Gravitational waves from equatorially eccentric extreme mass ratio inspirals around swirling Kerr black holes

TL;DR

This study explores how a new swirling parameter in Kerr black holes influences gravitational waves from eccentric EMRIs, revealing phase shifts and effects on waveform confusion, with implications for gravitational wave astronomy.

Contribution

It introduces the swirling Kerr black hole solution and analyzes its impact on EMRI gravitational waveforms, highlighting differences from traditional spin effects.

Findings

Swirling parameter causes delayed phase shifts in waveforms.

Increased swirling enhances eccentricity variations, reduces semi-latus rectum variations.

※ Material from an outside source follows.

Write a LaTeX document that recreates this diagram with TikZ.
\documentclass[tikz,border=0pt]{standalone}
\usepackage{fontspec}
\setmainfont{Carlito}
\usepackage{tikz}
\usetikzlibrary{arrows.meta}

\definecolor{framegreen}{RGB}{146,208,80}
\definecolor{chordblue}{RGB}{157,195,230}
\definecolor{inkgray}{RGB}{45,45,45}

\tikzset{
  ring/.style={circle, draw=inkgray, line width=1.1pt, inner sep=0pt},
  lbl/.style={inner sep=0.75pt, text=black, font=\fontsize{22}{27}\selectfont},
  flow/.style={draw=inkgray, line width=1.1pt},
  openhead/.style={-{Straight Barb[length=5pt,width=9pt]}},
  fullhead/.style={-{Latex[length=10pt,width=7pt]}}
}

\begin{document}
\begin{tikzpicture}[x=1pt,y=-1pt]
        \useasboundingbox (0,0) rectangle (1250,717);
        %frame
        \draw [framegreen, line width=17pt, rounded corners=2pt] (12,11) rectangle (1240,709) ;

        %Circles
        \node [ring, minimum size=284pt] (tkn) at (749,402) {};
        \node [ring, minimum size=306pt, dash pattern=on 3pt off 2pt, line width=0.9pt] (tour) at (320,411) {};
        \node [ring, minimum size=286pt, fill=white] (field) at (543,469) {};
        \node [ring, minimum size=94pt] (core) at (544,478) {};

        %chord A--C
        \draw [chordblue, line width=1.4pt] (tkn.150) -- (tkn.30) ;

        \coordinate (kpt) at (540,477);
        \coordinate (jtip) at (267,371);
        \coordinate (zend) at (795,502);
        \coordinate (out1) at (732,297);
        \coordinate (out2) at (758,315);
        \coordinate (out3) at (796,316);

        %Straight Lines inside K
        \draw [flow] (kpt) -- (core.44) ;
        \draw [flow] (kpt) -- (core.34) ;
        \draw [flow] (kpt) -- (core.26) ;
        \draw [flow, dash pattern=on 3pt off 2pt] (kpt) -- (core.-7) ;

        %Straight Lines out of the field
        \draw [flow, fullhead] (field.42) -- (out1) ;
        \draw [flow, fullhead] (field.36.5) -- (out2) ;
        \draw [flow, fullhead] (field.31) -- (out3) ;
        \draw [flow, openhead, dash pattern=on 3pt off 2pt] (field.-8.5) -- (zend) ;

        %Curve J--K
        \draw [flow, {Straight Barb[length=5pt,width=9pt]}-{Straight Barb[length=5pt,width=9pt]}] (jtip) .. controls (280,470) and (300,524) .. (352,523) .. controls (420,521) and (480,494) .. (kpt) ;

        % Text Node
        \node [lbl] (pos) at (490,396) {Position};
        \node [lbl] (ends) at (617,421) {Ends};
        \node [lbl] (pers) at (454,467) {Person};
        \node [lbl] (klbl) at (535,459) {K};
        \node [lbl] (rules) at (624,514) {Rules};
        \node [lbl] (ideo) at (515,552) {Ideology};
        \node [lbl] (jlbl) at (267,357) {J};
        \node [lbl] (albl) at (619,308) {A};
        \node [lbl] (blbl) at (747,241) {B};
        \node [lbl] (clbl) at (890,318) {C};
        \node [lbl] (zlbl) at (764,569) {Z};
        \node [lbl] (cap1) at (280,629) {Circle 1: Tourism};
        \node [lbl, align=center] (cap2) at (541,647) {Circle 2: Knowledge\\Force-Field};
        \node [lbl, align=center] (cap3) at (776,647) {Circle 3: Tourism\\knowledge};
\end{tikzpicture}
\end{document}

Effects differ significantly from those of black hole spin parameter.

Abstract

The swirling-Kerr black hole is a novel solution of vacuum general relativity and has an extra swirling parameter characterizing the rotation of spacetime background. We have studied the gravitational waves generated by extreme mass ratio inspirals (EMRIs) along eccentric orbits on equatorial plane in this novel swirling spacetime. Our findings indicate that this swirling parameter leads to a delayed phase shift in the gravitational waveforms. Furthermore, we have investigated effects of the swirling parameter on the potential issue of waveform confusion caused by the orbital eccentricity and semi-latus rectum parameters. As the swirling parameter increases, the relative variations in the eccentricity increase, while the variations in the semi-latus rectum decrease rapidly. These trends of the changes related to the orbital eccentricity and the semi-latus rectum with the swirling parameter resemble those observed with the MOG parameter in the Scalar-Tensor-Vector-Gravity (STVG) theory, but with different rates of change. Furthermore, our results also reveal that effects of the background swirling parameter on the relative variations in the eccentricity and the semi-latus rectum are distinctly different from those of the black hole spin parameter. These results provide deeper insights into the properties of EMRI gravitational waves and the background's swirling.